Adaptation of https://github.com/feast-dev/feast-aws-credit-scoring-tutorial using Redis as Online Store and default local files as Offline Store.
Live demo of this app, using Streamlit Cloud and Redis Cloud
https://share.streamlit.io/antonum/feast-redis/main
Install feast/redis:
pip install 'feast[redis]'
Init feast repo
export REDIS_ENDPOINT = "localhost:6379"
feast -c creditscore apply
Materialize features to Redis
CURRENT_TIME=$(date -u +"%Y-%m-%dT%H:%M:%S")
feast -c creditscore materialize-incremental $CURRENT_TIME
The command would fill in online Redis store with the data from the offline store (parquet files).
Data is located at creditscore/data folder in parquet files.
creditscore/data/credit_history.parquet
and creditscore/data/zipcode_table.parquet
contain data of the offline store. In production use it would likely be data warehouse data sources such as Snowflake or BigQuery.
creditscore/features.py
contains feature definitions for Feast. Changes to this file would affect what features from the data sources are avaliable and are populated to the online store.
creditscore/feature_store.yaml
is the main feature store definition file. It contains provider specification (aws/gcp or local) and definitions for the Online and Offline feature store. This is where you specify your Redis endpoint. In this demo we replace localhost:6379
with ${REDIS_ENDPOINT}
so it can be specified securely in the environment like Streamlit cloud, using the environment variable and point to always on instance on Redis Cloud.
project: creditscore
registry: data/registry.db
provider: local
online_store:
type: redis
connection_string: localhost:6379
feature_store.yaml
along with features.py
are two key elements of the Feast feature store and must be defined for any feature store project. All the others are dependent on the provider and the specifics of machine learning model implementation.
creditscore/data/loan_table.parquet
is a labeled input data and used only for training the model.
Most of the Machine Learning code is located at credit_model.py
. It interacts with Feast:
# init feast object, based on the path to the feature_store.yaml
self.fs = feast.FeatureStore(repo_path="creditscore/")
# retreive training features from Offline datastore
training_df = self.fs.get_historical_features(...)
# retreive feature vector from the online feature store for inference
return self.fs.get_online_features(...)
python run.py
As you can see - run.py is just a shell. Most of the model and Feast-related code is in the credit_model.py
file.
This demo uses sklearn DecisionTreeClassifier
machine learning model and shap
library to visualize the Feature Importance.
If pretrained model already found, this code would just run a simple test, by doing inference on the sample input. If mopdel is not found - it would request features from the offline store using get_historical_features()
. This request would return a dataframe, based on the Offline store content (parquet files for this demo).
With the model in place, get_online_feature()

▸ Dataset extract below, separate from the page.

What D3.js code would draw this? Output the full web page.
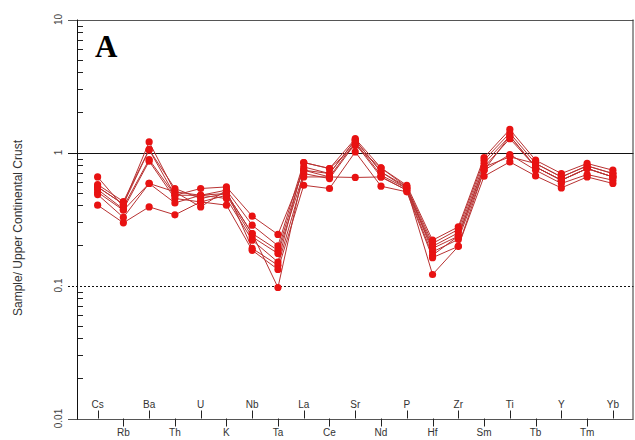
<!DOCTYPE html>
<html><head><meta charset="utf-8">
<script src="https://cdn.jsdelivr.net/npm/d3@7"></script>
<style>body{margin:0;background:#fff}svg{display:block}</style>
</head><body>
<svg id="c" width="635" height="440"></svg>
<script>
const categories = ["Cs","Rb","Ba","Th","U","K","Nb","Ta","La","Ce","Sr","Nd","P","Hf","Zr","Sm","Ti","Tb","Y","Tm","Yb"];
const s1 = [0.551,0.409,1.20,0.506,0.477,0.521,0.284,0.199,0.841,0.758,1.27,0.766,0.567,0.219,0.276,0.917,1.49,0.875,0.695,0.827,0.736];
const s2 = [0.574,0.428,1.05,0.536,0.451,0.492,0.246,0.184,0.779,0.695,1.24,0.715,0.551,0.207,0.264,0.875,1.40,0.827,0.655,0.793,0.695];
const s3 = [0.655,0.390,0.886,0.477,0.536,0.551,0.332,0.242,0.736,0.655,1.20,0.675,0.536,0.197,0.249,0.827,1.33,0.779,0.619,0.758,0.655];
const s4 = [0.527,0.375,0.860,0.451,0.425,0.477,0.232,0.174,0.695,0.637,1.17,0.655,0.521,0.190,0.235,0.779,1.27,0.779,0.619,0.758,0.655];
const s5 = [0.503,0.368,0.585,0.418,0.477,0.451,0.219,0.150,0.841,0.758,1.13,0.766,0.551,0.179,0.222,0.736,0.966,0.736,0.585,0.683,0.619];
const s6 = [0.483,0.325,0.585,0.506,0.390,0.521,0.190,0.142,0.655,0.655,0.649,0.655,0.521,0.169,0.235,0.779,0.927,0.827,0.655,0.793,0.695];
const s7 = [0.402,0.296,0.390,0.340,0.425,0.402,0.184,0.132,0.567,0.536,1.01,0.558,0.506,0.162,0.197,0.663,0.850,0.667,0.542,0.655,0.585];
const s8 = [0.551,0.409,1.05,0.477,0.477,0.492,0.246,0.0966,0.736,0.695,1.24,0.715,0.536,0.121,0.197,0.736,1.33,0.779,0.619,0.758,0.655];
const series = [s1,s2,s3,s4,s5,s6,s7,s8];
const yTickLabels = ["0.01","0.1","1","10"];
const yTickValues = [0.01,0.1,1,10];

const svg = d3.select("#c");
const L = 77, R = 633.5, T = 19.5, B = 418.5;
const x = d3.scalePoint().domain(categories).range([L, R]).padding(0.8);
const y = d3.scaleLog().domain([0.01, 10]).range([B, T]);

// minor ticks
const minor = [];
for (let e = -2; e < 1; e++) for (let m = 2; m <= 9; m++) minor.push(m * Math.pow(10, e));
svg.append("g").selectAll("line").data(minor).join("line")
  .attr("x1", L).attr("x2", L + 6)
  .attr("y1", d => Math.round(y(d)) + 0.5).attr("y2", d => Math.round(y(d)) + 0.5)
  .attr("stroke", "#222").attr("stroke-width", 1);

// reference lines
svg.append("line").attr("x1", 68).attr("x2", R).attr("y1", Math.round(y(1)) + 0.5).attr("y2", Math.round(y(1)) + 0.5)
  .attr("stroke", "#111").attr("stroke-width", 1);
svg.append("line").attr("x1", 68).attr("x2", R).attr("y1", Math.round(y(0.1)) + 0.5).attr("y2", Math.round(y(0.1)) + 0.5)
  .attr("stroke", "#111").attr("stroke-width", 1).attr("stroke-dasharray", "2,2");
svg.append("line").attr("x1", 68).attr("x2", R).attr("y1", Math.round(y(10)) + 0.5).attr("y2", Math.round(y(10)) + 0.5)
  .attr("stroke", "#555").attr("stroke-width", 1);
svg.append("line").attr("x1", 68).attr("x2", R).attr("y1", Math.round(y(0.01)) + 0.5).attr("y2", Math.round(y(0.01)) + 0.5)
  .attr("stroke", "#555").attr("stroke-width", 1);
// axes frame
svg.append("line").attr("x1", L + 0.5).attr("x2", L + 0.5).attr("y1", T).attr("y2", B + 1)
  .attr("stroke", "#111").attr("stroke-width", 1);
svg.append("line").attr("x1", R - 0.5).attr("x2", R - 0.5).attr("y1", T).attr("y2", B + 1)
  .attr("stroke", "#333").attr("stroke-width", 1);

// y tick labels (rotated)
svg.append("g").selectAll("text").data(yTickValues).join("text")
  .attr("transform", (d) => `translate(62,${y(d)}) rotate(-90)`)
  .attr("text-anchor", "middle")
  .attr("font-family", "Liberation Sans, Arial, sans-serif").attr("font-size", 10).attr("fill", "#444")
  .text((d, i) => yTickLabels[i]);

// y title
svg.append("text").attr("transform", "translate(22,228) rotate(-90)")
  .attr("text-anchor", "middle")
  .attr("font-family", "Liberation Sans, Arial, sans-serif").attr("font-size", 12).attr("fill", "#333")
  .text("Sample/ Upper Continental Crust");

// x ticks & labels
const xg = svg.append("g");
categories.forEach((c, i) => {
  const xx = Math.round(x(c)) + 0.5;
  const up = i % 2 === 0;
  xg.append("line").attr("x1", xx).attr("x2", xx)
    .attr("y1", B).attr("y2", up ? B - 8 : B + 8)
    .attr("stroke", "#222").attr("stroke-width", 1);
  xg.append("text").attr("x", x(c)).attr("y", up ? 407.5 : 436)
    .attr("text-anchor", "middle")
    .attr("font-family", "Liberation Sans, Arial, sans-serif").attr("font-size", 10).attr("fill", "#333")
    .text(c);
});

// panel letter
svg.append("text").attr("x", 95).attr("y", 57)
  .attr("font-family", "Liberation Serif, Times New Roman, serif").attr("font-weight", "bold")
  .attr("font-size", 31).attr("fill", "#000").text("A");

// series
const line = d3.line().x((d, i) => x(categories[i])).y(d => y(d));
const gS = svg.append("g");
series.forEach(s => {
  gS.append("path").datum(s).attr("d", line).attr("fill", "none")
    .attr("stroke", "#b83232").attr("stroke-width", 1);
});
series.forEach(s => {
  gS.append("g").selectAll("circle").data(s).join("circle")
    .attr("cx", (d, i) => x(categories[i])).attr("cy", d => y(d)).attr("r", 3.6)
    .attr("fill", "#e81212");
});
</script>
</body></html>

would retreive features from the online store Redis in the same format as the dataframe returned by get_historical_features()
, but significantly faster.
To launch the browser-based interactive demo run:
streamlit run streamlit_app.py
This would launch a web application at http://localhost:8501. Try to change values in the web form, such as Yearly Income
or Preferred interest rate
. App would query additional values from Redis and recalculate the credit eligbility.
To see how Feast interacts with Redis in real-time connect to your Redis endpoint using separate terminal and run MONITOR command.
~ redis-cli
127.0.0.1:6379> MONITOR
OK
19:19:09.369 [0 70.111.111.111:49372] "HMGET" "\x02\x00\x00\x00zipcode\x04\..."_ts:zipcode_features"
19:19:09.397 [0 70.111.111.111:49372] "HMGET" "\x02\x00\x00\x00dob_ssn\x02\..."_ts:credit_history"
In order to store connection string/password in streamlit secrets, you can override redis connection string.
Local use - add file .streamlit/secrets.toml
with the following content:
REDIS_ENDPOINT = "yyy.cloud.redislabs.com:14783,password=xxx"
Alternatevely you can use environment variable:
export REDIS_ENDPOINT = "yyy.cloud.redislabs.com:14783,password=xxx"
For Streamlit Cloud - add the same string to the project secrets.